Los dos se acercaron a la pared opuesta, junto a los dos paneles de cristal que cubrían el tablero de las conexiones telefónicas, los empalmes con el satélite y las máquinas de conexión ISDN.

—Todo está en su lugar. La unidad de intervención está alerta En la comisaría de policía hay doce hombres en espera que pueden partir como un rayo a donde sea. Las calles están llenas de agentes de paisano: tíos con expresión inocente, hombres que pasean un perro, parejas con cochecitos de bebé y cosas así. Tenemos cubierta toda la ciudad. Si hace falta, pueden actuar en un instante. Eso, suponiendo que la víctima esté aquí, en Montecarlo. Si, en cambio, el señor Ninguno ha decidido ir a buscar a su víctima a quién sabe dónde, hemos alertado a todas las fuerzas de policía de la costa. Ahora solo nos queda ser más astutos que el asesino. Por lo demás, estamos en las manos de Dios.

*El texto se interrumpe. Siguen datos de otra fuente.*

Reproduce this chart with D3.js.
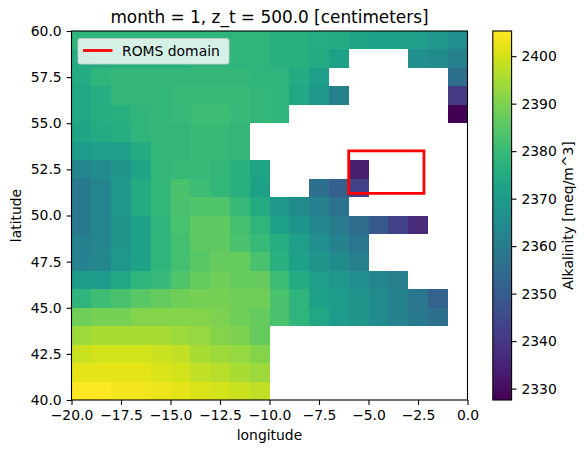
<!DOCTYPE html>
<html>
<head>
<meta charset="utf-8">
<script src="https://cdn.jsdelivr.net/npm/d3@7"></script>
<style>
  html, body { margin: 0; padding: 0; background: #fff; }
  svg { display: block; }
  text { font-family: "DejaVu Sans", sans-serif; fill: #000; }
</style>
</head>
<body>
<svg id="chart" width="586" height="454"></svg>
<script>
// Cell edges of the 1-degree grid
const lonEdges = d3.range(-20, 1, 1);
const latEdges = d3.range(60, 39, -1);

// Alkalinity per cell, north to south, west to east; null = land
const _ = null;
const row60 = [2378,2378,2378,2378,2378,2378,2378,2378,2378,2378,2377,2377,2376,2375,2373,2372,2372,2371,2369,2366];
const row59 = [2375,2376,2377,2377,2377,2377,2378,2378,2378,2378,2377,2377,2375,2372,_,_,_,2366,2365,2362];
const row58 = [2375,2378,2379,2379,2379,2379,2379,2379,2379,2378,2378,2375,2371,_,_,_,_,_,_,2356];
const row57 = [2374,2376,2379,2379,2379,2380,2380,2380,2380,2379,2378,2374,2369,2361,_,_,_,_,_,2341];
const row56 = [2374,2376,2377,2378,2379,2380,2381,2381,2380,2379,2378,_,_,_,_,_,_,_,_,2327.6];
const row55 = [2373,2375,2376,2378,2379,2379,2380,2380,2379,_,_,_,_,_,_,_,_,_,_,_];
const row54 = [2370,2371,2371,2375,2379,2379,2380,2380,2379,_,_,_,_,_,_,_,_,_,_,_];
const row53 = [2363,2365,2368,2373,2379,2380,2380,2379,2377,2373,_,_,_,_,2334,_,_,_,_,_];
const row52 = [2359,2363,2369,2375,2379,2383,2381,2379,2377,2372,_,_,2356,2351,2343,_,_,_,_,_];
const row51 = [2359,2363,2369,2375,2379,2383,2384,2384,2380,2375,2369,2365,2361,2357,_,_,_,_,_,_];
const row50 = [2359,2363,2368,2372,2378,2383,2386,2386,2382,2378,2372,2368,2364,2360,2355,2349,2343,2337,_,_];
const row49 = [2361,2363,2368,2372,2378,2382,2386,2386,2383,2380,2376,2371,2366,2362,2358,_,_,_,_,_];
const row48 = [2362,2364,2369,2372,2378,2382,2385,2387,2387,2383,2377,2372,2368,2365,2361,_,_,_,_,_];
const row47 = [2370,2370,2374,2378,2380,2384,2387,2388,2387,2387,2381,2375,2371,2369,2366,2363,2361,_,_,_];
const row46 = [2378,2381,2383,2385,2387,2388,2389,2389,2388,2388,2383,2378,2372,2370,2368,2365,2362,2358,2352,_];
const row45 = [2388,2389,2389,2391,2391,2391,2391,2390,2388,2387,2383,2378,2374,2370,2368,2365,2362,2359,2356,_];
const row44 = [2394,2395,2395,2395,2395,2394,2393,2391,2390,2387,_,_,_,_,_,_,_,_,_,_];
const row43 = [2399,2400,2400,2400,2399,2398,2395,2394,2393,2391,_,_,_,_,_,_,_,_,_,_];
const row42 = [2402,2402,2402,2402,2401,2400,2398,2397,2395,2394,_,_,_,_,_,_,_,_,_,_];
const row41 = [2405,2405,2404,2404,2403,2402,2401,2400,2399,2398,_,_,_,_,_,_,_,_,_,_];
const alkalinity = [row60,row59,row58,row57,row56,row55,row54,row53,row52,row51,
                    row50,row49,row48,row47,row46,row45,row44,row43,row42,row41];

// Outline of the model domain
const domainLon = [-6, -2.2, -2.2, -6, -6];
const domainLat = [53.5, 53.5, 51.2, 51.2, 53.5];

const xTicks = [-20, -17.5, -15, -12.5, -10, -7.5, -5, -2.5, 0];
const yTicks = [40, 42.5, 45, 47.5, 50, 52.5, 55, 57.5, 60];
const cbarTicks = [2330, 2340, 2350, 2360, 2370, 2380, 2390, 2400];
const colorDomain = [2327.6, 2405.3];

const titleText = "month = 1, z_t = 500.0 [centimeters]";
const xLabel = "longitude";
const yLabel = "latitude";
const cbarLabel = "Alkalinity [meq/m^3]";
const legendLabel = "ROMS domain";

const plot = { left: 71.5, right: 467.5, top: 31, bottom: 400 };
const cbar = { left: 492.8, right: 511.6 };
const tickFont = 13.9;

const svg = d3.select("#chart");
const x = d3.scaleLinear().domain([-20, 0]).range([plot.left, plot.right]);
const y = d3.scaleLinear().domain([40, 60]).range([plot.bottom, plot.top]);
const color = d3.scaleSequential(d3.interpolateViridis).domain(colorDomain);

// Heatmap cells
const cells = alkalinity.flatMap((row, r) => row.map((v, c) => ({ v, r, c }))).filter(d => d.v !== null);
svg.append("g").attr("shape-rendering", "crispEdges")
  .selectAll("rect").data(cells).join("rect")
  .attr("x", d => x(lonEdges[d.c]))
  .attr("y", d => y(latEdges[d.r]))
  .attr("width", d => x(lonEdges[d.c + 1]) - x(lonEdges[d.c]))
  .attr("height", d => y(latEdges[d.r + 1]) - y(latEdges[d.r]))
  .attr("fill", d => color(d.v));

// Domain rectangle
const domainLine = d3.line().x(d => x(d[0])).y(d => y(d[1]));
svg.append("path")
  .datum(d3.zip(domainLon, domainLat))
  .attr("d", domainLine)
  .attr("fill", "none").attr("stroke", "#ff0000").attr("stroke-width", 2.78)
  .attr("stroke-linejoin", "miter").attr("stroke-linecap", "square");

// Axis styling shared by the plot and the colorbar
const fmtMinus = d => d3.format(".1f")(d).replace("-", "\u2212");
function styleAxis(g) {
  g.selectAll("text").attr("font-size", tickFont).style("font-family", '"DejaVu Sans", sans-serif').attr("fill", "#000");
  g.selectAll("line").attr("stroke", "#000").attr("stroke-width", 1.1);
  g.select(".domain").remove();
}

svg.append("g").attr("transform", `translate(0,${plot.bottom})`)
  .call(d3.axisBottom(x).tickValues(xTicks).tickFormat(fmtMinus).tickSize(4.9).tickPadding(4.9))
  .call(styleAxis);
svg.append("g").attr("transform", `translate(${plot.left},0)`)
  .call(d3.axisLeft(y).tickValues(yTicks).tickFormat(fmtMinus).tickSize(4.9).tickPadding(4.9))
  .call(styleAxis);

// Plot frame
svg.append("rect")
  .attr("x", plot.left).attr("y", plot.top)
  .attr("width", plot.right - plot.left).attr("height", plot.bottom - plot.top)
  .attr("fill", "none").attr("stroke", "#000").attr("stroke-width", 1.1);

// Legend
const legend = svg.append("g");
legend.append("rect")
  .attr("x", 78).attr("y", 38.5).attr("width", 151).attr("height", 25.5).attr("rx", 2.8)
  .attr("fill", "#fff").attr("fill-opacity", 0.8)
  .attr("stroke", "#ccc").attr("stroke-opacity", 0.8).attr("stroke-width", 1.1);
legend.append("line")
  .attr("x1", 83).attr("x2", 112.5).attr("y1", 50.5).attr("y2", 50.5)
  .attr("stroke", "#ff0000").attr("stroke-width", 2.78);
legend.append("text").attr("x", 122).attr("y", 55.5).attr("font-size", tickFont).text(legendLabel);

// Titles
svg.append("text").attr("x", (plot.left + plot.right) / 2).attr("y", 23)
  .attr("text-anchor", "middle").attr("font-size", 16.9).text(titleText);
svg.append("text").attr("x", (plot.left + plot.right) / 2).attr("y", 440)
  .attr("text-anchor", "middle").attr("font-size", tickFont).text(xLabel);
svg.append("text").attr("transform", `translate(21,${(plot.top + plot.bottom) / 2}) rotate(-90)`)
  .attr("text-anchor", "middle").attr("font-size", tickFont).text(yLabel);

// Colorbar
const cbarScale = d3.scaleLinear().domain(colorDomain).range([plot.bottom, plot.top]);
const bandStep = (colorDomain[1] - colorDomain[0]) / 256;
const bandValues = d3.range(256).map(i => colorDomain[0] + bandStep * i);
svg.append("g").attr("shape-rendering", "crispEdges").selectAll("rect").data(bandValues).join("rect")
  .attr("x", cbar.left).attr("width", cbar.right - cbar.left)
  .attr("y", d => cbarScale(d + bandStep))
  .attr("height", d => cbarScale(d) - cbarScale(d + bandStep) + 0.4)
  .attr("fill", d => color(d + bandStep / 2));
svg.append("rect")
  .attr("x", cbar.left).attr("y", plot.top)
  .attr("width", cbar.right - cbar.left).attr("height", plot.bottom - plot.top)
  .attr("fill", "none").attr("stroke", "#000").attr("stroke-width", 1.1);
svg.append("g").attr("transform", `translate(${cbar.right},0)`)
  .call(d3.axisRight(cbarScale).tickValues(cbarTicks).tickFormat(d3.format("d")).tickSize(4.9).tickPadding(4.9))
  .call(styleAxis);
svg.append("text").attr("transform", `translate(573,${(plot.top + plot.bottom) / 2}) rotate(-90)`)
  .attr("text-anchor", "middle").attr("font-size", tickFont).text(cbarLabel);
</script>
</body>
</html>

Frank señaló a dos personas que entraban en aquel momento, acompañadas por Morelli.

—Y en las manos de Pierrot, a quien Dios ha tratado tan mal...

Pierrot y su madre llegaron hasta donde se hallaban ellos y se detuvieron. La mujer apretaba la mano del joven como si fuera su tabla de salvación. Parecía que, en lugar de ofrecer seguridad, la buscara en la figura inocente del hijo, que vivía aquella historia como una ocasión en la que podía participar en algo de lo que en general quedaba excluido.

Era él, solo él, Pierrot, el muchacho despierto, el que conocía la música que contenía el salón. Le había gustado mucho lo que había sucedido la vez anterior, cuando todos los mayores lo observaban con ansiedad, esperando que les dijera si el disco estaba o no estaba, para pedirle que partiera a buscarlo. Le gustaba estar allí todas las noches, en la radio, con Jean-Loup, mirándolo por el crista aguardando al hombre que hablaba con los diablos, en vez de quedarse en su casa y oír solo la voz que salía del estéreo.

Le gustaba aquel juego, aunque comprendía que no era en realidad un juego.

A veces soñaba con eso por la noche. Por primera vez agradecía no tener, en el pequeño piso donde vivían, una alcoba solo para él sino dormir en la cama grande con su madre. Se despertaban y tenían miedo los dos, y no lograban dormirse hasta que por la persiana se filtraba la luz rosa del alba.

Pierrot se soltó de la mano de la madre y corrió hacia Jean-Loup, su ídolo, su mejor amigo. El locutor le desordenó el pelo.